*What to do:*
Exactly as written, write out the lines below from the first to the one containing "plt.rcParams['font.family'] = ['Liberation", inclusive. Pictures do not belong in the copy.
[start of Available data]
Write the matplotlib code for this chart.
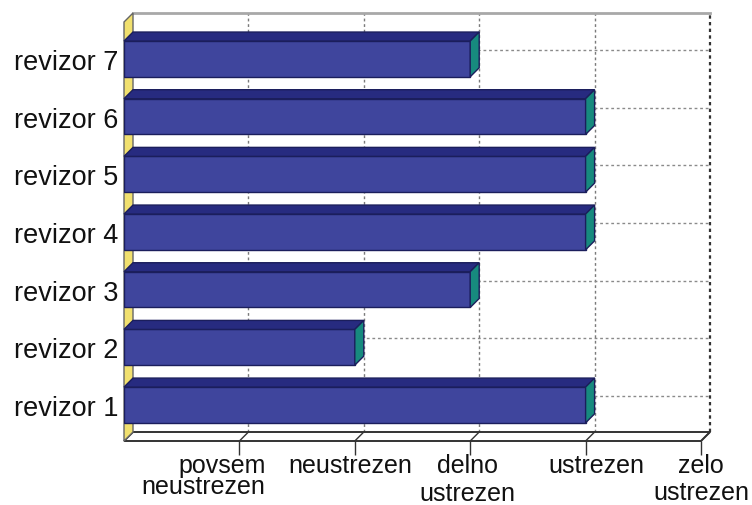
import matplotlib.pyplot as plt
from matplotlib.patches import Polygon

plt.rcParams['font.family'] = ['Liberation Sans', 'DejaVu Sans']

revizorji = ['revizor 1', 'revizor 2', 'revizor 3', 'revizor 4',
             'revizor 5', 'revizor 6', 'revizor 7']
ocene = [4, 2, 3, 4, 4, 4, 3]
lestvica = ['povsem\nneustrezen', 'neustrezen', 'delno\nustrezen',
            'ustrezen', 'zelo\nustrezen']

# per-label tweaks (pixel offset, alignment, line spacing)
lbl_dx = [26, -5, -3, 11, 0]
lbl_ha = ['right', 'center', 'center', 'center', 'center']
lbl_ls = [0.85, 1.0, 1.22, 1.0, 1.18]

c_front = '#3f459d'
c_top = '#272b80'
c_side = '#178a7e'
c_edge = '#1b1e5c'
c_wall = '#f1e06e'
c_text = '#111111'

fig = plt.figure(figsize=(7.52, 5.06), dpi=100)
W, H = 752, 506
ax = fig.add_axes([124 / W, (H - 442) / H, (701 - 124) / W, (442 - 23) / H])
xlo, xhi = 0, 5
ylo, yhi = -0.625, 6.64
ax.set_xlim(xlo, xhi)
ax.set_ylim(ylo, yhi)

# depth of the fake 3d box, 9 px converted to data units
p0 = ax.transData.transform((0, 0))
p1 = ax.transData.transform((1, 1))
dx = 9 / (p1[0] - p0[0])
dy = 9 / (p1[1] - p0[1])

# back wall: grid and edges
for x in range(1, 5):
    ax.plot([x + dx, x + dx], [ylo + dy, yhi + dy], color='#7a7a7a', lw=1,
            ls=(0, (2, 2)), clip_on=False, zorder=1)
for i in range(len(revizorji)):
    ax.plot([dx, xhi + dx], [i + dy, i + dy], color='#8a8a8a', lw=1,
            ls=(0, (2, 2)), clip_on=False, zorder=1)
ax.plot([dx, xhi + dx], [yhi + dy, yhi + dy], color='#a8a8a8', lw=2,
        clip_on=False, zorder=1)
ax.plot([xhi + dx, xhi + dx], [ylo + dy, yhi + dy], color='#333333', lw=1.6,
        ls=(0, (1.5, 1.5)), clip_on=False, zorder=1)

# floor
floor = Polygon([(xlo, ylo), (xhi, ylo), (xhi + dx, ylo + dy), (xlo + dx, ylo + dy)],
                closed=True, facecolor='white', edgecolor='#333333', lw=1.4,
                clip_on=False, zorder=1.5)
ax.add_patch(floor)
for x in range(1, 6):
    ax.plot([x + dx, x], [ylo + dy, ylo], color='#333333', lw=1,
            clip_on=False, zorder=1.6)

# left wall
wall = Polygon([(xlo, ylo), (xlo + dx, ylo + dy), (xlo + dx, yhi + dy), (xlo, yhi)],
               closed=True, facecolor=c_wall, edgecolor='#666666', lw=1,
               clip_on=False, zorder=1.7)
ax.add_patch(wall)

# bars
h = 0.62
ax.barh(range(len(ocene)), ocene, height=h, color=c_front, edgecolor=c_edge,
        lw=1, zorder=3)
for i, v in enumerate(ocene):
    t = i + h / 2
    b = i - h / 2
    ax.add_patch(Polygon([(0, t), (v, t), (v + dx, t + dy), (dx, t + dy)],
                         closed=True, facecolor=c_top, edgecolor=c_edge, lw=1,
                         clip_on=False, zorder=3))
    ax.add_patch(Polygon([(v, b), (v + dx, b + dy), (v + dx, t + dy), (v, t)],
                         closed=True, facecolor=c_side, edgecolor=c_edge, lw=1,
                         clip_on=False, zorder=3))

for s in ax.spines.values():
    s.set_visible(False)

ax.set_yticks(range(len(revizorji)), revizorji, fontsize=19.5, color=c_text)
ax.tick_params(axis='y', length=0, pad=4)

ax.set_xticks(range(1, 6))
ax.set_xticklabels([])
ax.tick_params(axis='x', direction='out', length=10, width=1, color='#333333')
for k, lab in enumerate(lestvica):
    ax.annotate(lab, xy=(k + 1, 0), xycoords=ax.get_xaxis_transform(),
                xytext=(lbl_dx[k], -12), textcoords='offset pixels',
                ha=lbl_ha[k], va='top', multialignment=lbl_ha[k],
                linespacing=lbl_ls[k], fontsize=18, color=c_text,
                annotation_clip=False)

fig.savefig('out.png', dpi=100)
[end of Available data]
*Answer to this problem:*
Write the matplotlib code for this chart.
import matplotlib.pyplot as plt
from matplotlib.patches import Polygon

plt.rcParams['font.family'] = ['Liberation Sans', 'DejaVu Sans']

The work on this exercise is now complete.